Out on the lake a duck was quacking about something. Mallards nested in the reedy far corner of it.
“Did Walter ever tell you I slashed Blake’s snow tires?” Patty said.
Richard raised his eyebrows, and she told him the story.
“That’s really fucked up,” he said admiringly, when she’d finished.
“I know. Isn’t it?”
“Does Walter know this?”
“Um. Good question.”
“I take it you don’t tell him everything.”
“Oh, God, Richard, I don’t tell him anything.”
“You really could, I think. You might find he knows a lot more than you think he does.”
She took a deep breath and asked what kinds of secret things Walter knew about her.
“He knows you’re not happy,” Richard said.
“I really don’t think that requires great powers of discernment. What else?”
“He knows you blame him for Joey moving out of the house.”
“Oh, that,” she said. “That I have more or less told him. That doesn’t really count.”
“OK. So why don’t you tell me. Besides the fact that you’re a tireslasher, what does he not know about you?”
When Patty considered this question, all she could see was the great emptiness of her life, the emptiness of her nest, the pointlessness of her existence now that the kids had flown. The sherry had made her sad. “Why don’t you sing me a song while I get dinner on the table. Will you do that?”
“I don’t know,” Richard said. “Feels a little weird.”
“Why?”
“I don’t know. Just feels weird.”
“You’re a singer. That’s what you do. You sing.”

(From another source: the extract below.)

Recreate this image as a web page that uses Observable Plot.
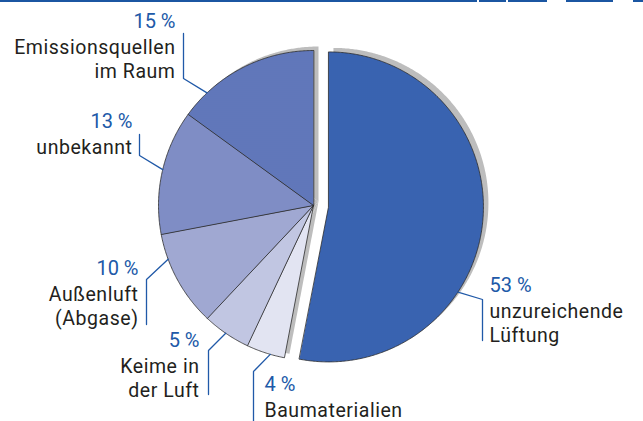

“I guess I’ve never had the sense that you particularly like what I sing.”
“Sing me ‘Dark Side of the Bar.’ I love that song.”
He sighed and bowed his head and crossed his arms and seemed to fall asleep.
“What?” she said.
“I think I’m going to leave tomorrow, if that’s all right with you.”
“OK.”
“There’s not more than two days’ work left. The deck’s already usable as is.”
“OK.” She stood up and put the sherry glass in the sink. “Can I ask why, though? I mean, it’s really nice having you here.”
“It’s just better if I go.”
“OK. Whatever’s best. I think it’s another ten minutes with the chicken, if you want to set the table for us.”
He didn’t stir from the table.
“Molly wrote that song,” he said, after a while. “I really had no business recording it. It was a very schmucky thing of me to do. Deliberate, calculated schmuckiness on my part.”
“It’s really sad and pretty. What were you supposed to do? Not use it?”
“Basically, yeah. Not use it. That would have been the nice thing.”